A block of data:
::::::::

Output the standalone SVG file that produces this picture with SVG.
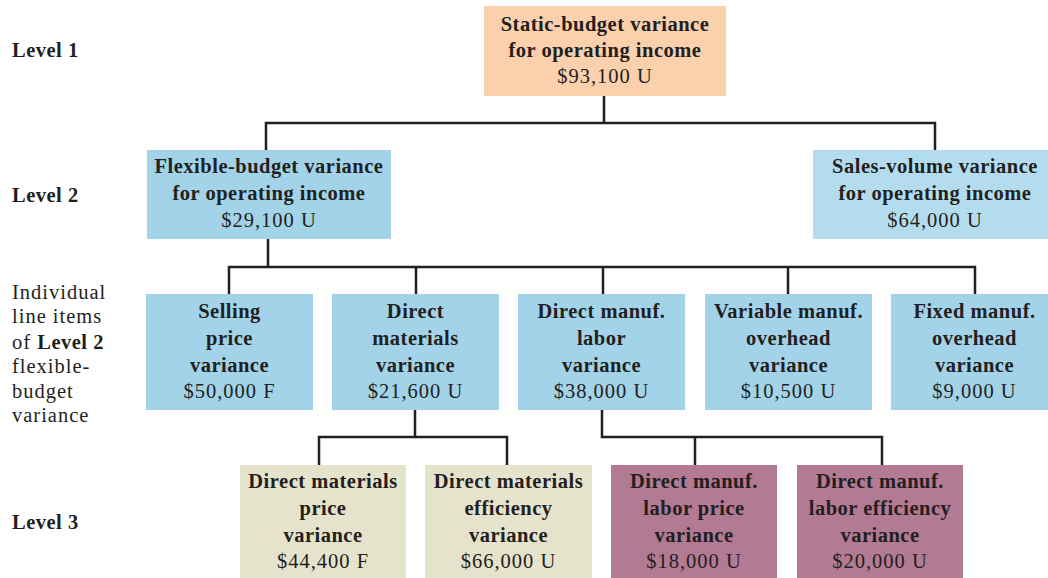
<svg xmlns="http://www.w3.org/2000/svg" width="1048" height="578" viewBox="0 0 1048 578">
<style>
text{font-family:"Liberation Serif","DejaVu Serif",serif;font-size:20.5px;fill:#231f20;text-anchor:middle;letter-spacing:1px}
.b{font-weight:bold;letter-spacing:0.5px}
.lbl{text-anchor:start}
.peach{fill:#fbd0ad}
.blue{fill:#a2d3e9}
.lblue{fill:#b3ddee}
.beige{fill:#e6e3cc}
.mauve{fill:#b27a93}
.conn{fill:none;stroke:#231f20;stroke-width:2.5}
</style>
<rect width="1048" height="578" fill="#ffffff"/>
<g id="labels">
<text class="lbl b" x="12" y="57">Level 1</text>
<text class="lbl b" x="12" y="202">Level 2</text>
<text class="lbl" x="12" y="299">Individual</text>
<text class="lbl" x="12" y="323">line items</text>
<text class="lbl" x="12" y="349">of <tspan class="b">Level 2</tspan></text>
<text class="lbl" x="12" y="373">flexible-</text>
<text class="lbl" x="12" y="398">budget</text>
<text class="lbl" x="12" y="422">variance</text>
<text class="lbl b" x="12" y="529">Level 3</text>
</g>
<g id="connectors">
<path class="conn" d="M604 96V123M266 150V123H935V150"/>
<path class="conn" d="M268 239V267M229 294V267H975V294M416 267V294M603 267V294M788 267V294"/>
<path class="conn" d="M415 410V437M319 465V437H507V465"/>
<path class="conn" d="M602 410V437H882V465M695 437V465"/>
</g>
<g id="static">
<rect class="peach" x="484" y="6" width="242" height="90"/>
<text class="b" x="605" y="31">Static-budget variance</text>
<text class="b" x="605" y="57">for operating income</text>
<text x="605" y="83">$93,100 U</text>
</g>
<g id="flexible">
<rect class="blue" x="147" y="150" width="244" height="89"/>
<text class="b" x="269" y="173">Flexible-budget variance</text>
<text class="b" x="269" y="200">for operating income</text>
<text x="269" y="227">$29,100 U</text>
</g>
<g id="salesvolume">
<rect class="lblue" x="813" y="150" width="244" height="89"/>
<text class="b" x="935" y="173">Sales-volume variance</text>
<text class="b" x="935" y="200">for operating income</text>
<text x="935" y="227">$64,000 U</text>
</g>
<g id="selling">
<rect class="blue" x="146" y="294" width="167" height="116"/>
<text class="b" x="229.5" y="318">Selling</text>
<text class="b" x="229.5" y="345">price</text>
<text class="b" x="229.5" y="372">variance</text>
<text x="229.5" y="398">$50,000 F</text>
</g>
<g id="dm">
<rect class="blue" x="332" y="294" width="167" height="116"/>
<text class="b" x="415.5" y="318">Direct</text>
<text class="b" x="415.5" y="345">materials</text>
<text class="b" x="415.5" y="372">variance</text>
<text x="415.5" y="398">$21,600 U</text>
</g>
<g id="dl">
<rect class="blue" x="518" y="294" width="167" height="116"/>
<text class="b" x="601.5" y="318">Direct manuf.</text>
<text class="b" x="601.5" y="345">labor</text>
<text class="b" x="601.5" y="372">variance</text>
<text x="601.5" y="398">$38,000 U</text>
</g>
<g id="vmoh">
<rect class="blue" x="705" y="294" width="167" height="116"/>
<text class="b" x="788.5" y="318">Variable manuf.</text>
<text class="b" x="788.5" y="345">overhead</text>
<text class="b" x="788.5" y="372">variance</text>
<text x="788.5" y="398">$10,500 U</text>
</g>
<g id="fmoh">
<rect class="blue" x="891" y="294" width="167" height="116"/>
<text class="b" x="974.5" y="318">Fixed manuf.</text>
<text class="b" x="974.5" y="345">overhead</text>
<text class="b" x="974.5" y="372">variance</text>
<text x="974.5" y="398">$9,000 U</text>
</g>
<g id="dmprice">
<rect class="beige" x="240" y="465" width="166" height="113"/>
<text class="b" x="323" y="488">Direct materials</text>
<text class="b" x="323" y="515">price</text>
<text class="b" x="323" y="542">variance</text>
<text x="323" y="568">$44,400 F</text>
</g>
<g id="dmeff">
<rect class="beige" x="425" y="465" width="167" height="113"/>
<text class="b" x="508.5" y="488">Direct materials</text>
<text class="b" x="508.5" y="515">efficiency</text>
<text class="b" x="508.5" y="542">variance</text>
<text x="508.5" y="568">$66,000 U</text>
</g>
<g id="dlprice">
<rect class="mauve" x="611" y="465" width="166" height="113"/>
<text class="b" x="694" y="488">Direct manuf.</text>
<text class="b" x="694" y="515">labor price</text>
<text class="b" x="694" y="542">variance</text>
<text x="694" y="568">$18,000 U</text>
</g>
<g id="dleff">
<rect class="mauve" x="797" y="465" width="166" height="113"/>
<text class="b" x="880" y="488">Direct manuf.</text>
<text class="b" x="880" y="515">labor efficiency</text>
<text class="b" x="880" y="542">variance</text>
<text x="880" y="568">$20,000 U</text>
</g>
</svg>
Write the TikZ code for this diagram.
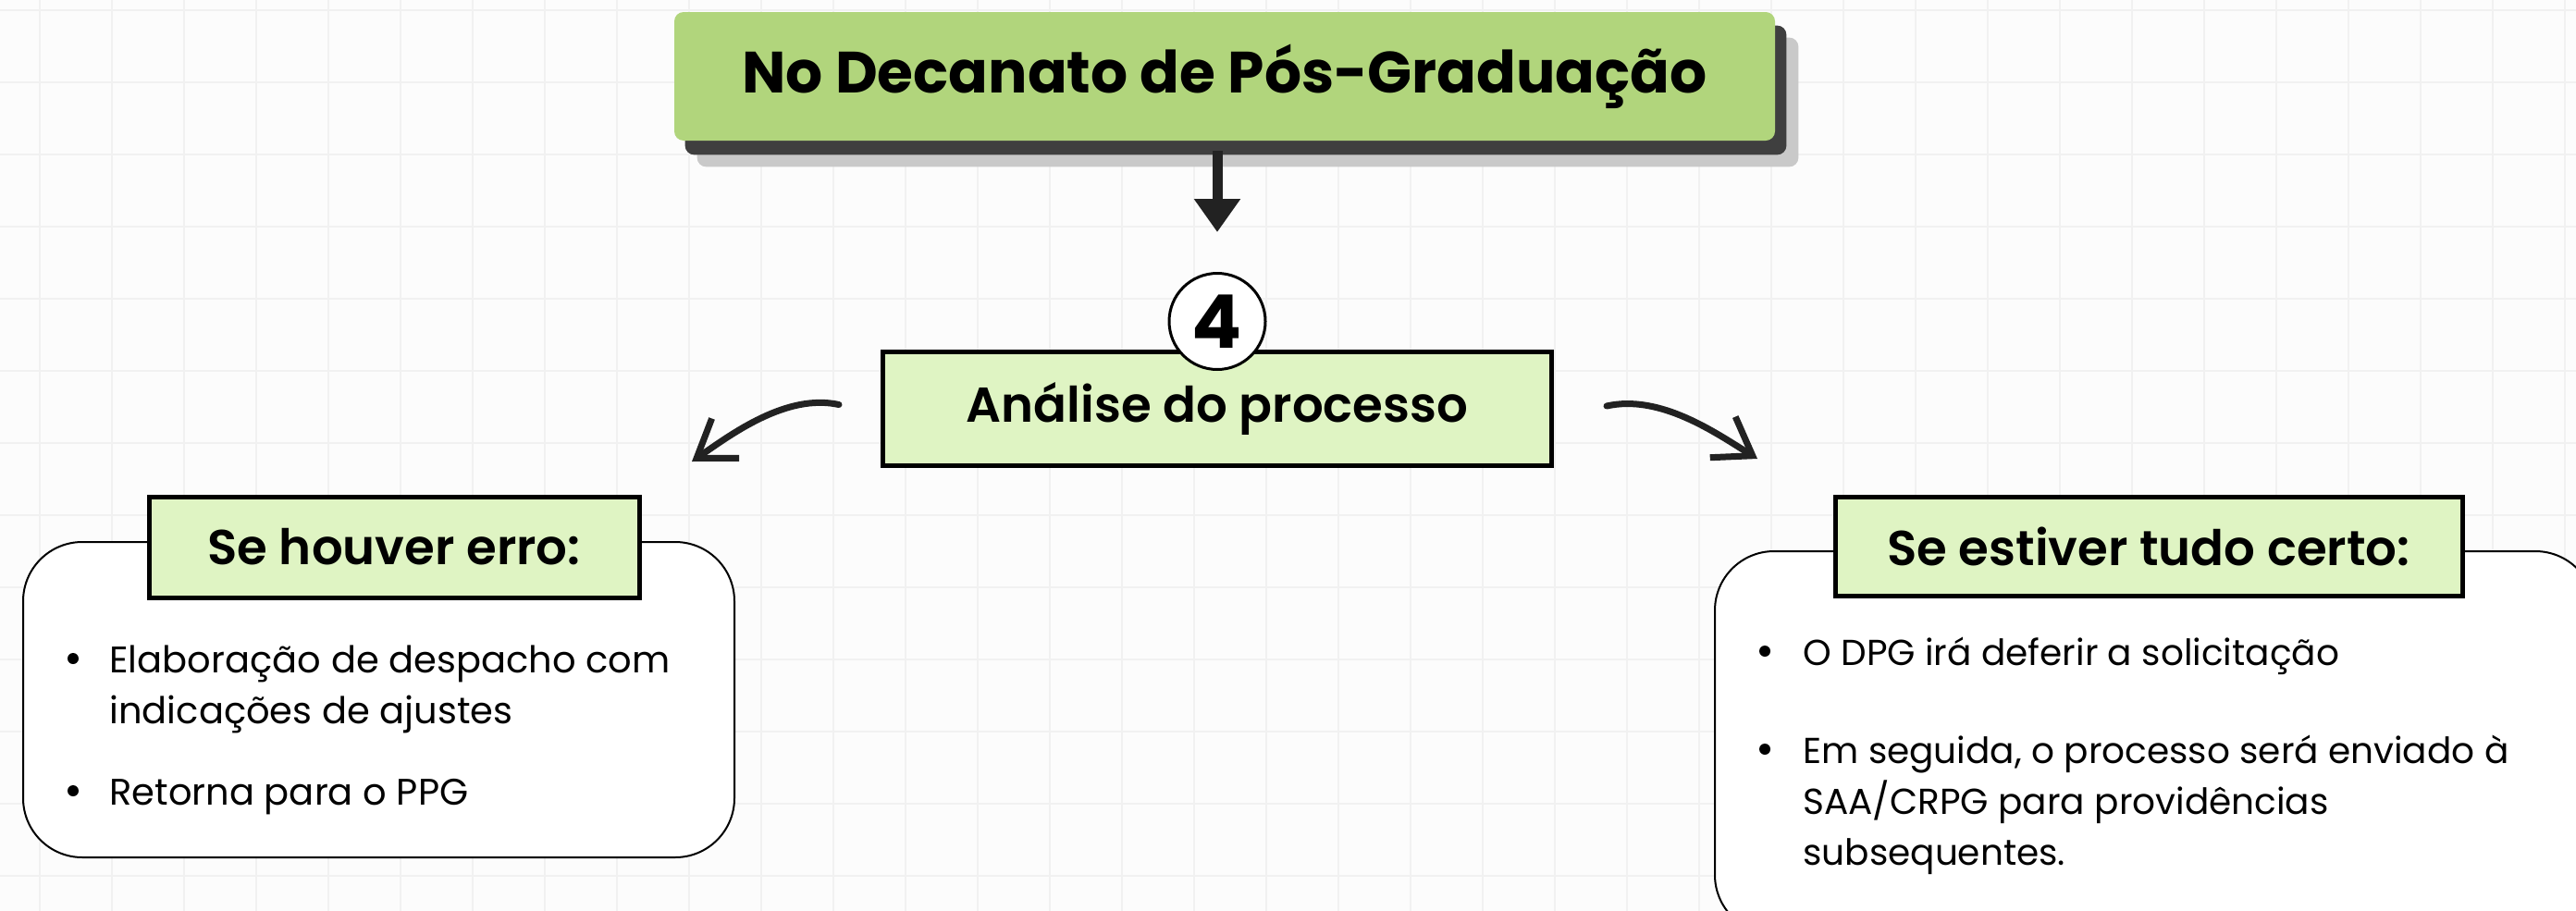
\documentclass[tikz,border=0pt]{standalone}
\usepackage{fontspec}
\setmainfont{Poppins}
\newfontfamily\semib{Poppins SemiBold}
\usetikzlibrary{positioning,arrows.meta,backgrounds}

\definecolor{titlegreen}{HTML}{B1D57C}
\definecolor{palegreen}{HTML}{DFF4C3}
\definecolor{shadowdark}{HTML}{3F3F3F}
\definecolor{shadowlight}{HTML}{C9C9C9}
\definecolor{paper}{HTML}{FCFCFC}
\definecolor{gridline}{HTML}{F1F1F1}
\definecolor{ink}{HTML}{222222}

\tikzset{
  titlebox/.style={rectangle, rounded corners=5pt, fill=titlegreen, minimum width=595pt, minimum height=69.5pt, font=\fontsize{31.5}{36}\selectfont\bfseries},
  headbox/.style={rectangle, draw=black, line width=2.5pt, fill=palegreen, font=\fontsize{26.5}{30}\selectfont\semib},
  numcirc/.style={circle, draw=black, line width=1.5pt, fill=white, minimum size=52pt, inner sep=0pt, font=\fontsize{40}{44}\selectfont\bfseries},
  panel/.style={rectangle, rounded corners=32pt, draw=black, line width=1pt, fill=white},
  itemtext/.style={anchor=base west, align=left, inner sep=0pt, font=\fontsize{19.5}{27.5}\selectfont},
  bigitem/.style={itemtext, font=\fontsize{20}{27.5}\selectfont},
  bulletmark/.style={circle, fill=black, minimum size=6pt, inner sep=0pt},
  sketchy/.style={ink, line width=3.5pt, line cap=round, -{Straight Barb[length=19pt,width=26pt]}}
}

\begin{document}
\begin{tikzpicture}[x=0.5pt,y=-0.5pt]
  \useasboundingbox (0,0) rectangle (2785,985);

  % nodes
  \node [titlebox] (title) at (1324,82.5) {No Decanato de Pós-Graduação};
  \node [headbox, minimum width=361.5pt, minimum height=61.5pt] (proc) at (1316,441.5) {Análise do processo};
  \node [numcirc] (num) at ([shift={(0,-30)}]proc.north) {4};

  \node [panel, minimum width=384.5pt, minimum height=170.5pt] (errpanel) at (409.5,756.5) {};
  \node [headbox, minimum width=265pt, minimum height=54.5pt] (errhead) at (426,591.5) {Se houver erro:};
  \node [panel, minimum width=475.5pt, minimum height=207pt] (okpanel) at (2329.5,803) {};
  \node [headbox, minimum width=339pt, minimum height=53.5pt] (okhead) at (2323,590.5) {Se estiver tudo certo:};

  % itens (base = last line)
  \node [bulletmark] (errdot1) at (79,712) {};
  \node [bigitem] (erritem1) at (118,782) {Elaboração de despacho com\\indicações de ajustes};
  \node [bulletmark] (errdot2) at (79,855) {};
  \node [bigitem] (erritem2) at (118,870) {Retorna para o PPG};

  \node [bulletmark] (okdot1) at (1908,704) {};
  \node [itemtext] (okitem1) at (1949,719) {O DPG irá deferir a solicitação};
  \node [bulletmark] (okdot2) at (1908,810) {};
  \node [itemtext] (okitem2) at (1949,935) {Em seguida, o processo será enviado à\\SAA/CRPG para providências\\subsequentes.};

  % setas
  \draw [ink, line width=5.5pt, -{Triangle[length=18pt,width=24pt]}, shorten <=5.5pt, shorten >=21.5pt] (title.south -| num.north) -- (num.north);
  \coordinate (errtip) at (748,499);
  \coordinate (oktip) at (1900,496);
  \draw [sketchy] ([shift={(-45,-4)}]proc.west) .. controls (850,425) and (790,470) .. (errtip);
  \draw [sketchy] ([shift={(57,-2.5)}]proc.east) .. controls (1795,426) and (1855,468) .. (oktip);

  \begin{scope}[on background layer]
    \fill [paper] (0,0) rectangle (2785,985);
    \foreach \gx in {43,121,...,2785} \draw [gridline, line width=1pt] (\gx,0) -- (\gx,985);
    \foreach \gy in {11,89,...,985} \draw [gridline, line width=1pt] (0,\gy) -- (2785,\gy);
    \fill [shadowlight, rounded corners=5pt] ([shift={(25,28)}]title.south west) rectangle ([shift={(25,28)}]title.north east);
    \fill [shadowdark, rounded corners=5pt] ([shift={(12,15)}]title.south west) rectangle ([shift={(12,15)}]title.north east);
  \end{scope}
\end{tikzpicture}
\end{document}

::::::::

PROBLEM DESCRIPTION: Look through the entries and work out how many lines have the word "this" in them; reply with that number only.

ANSWER: 2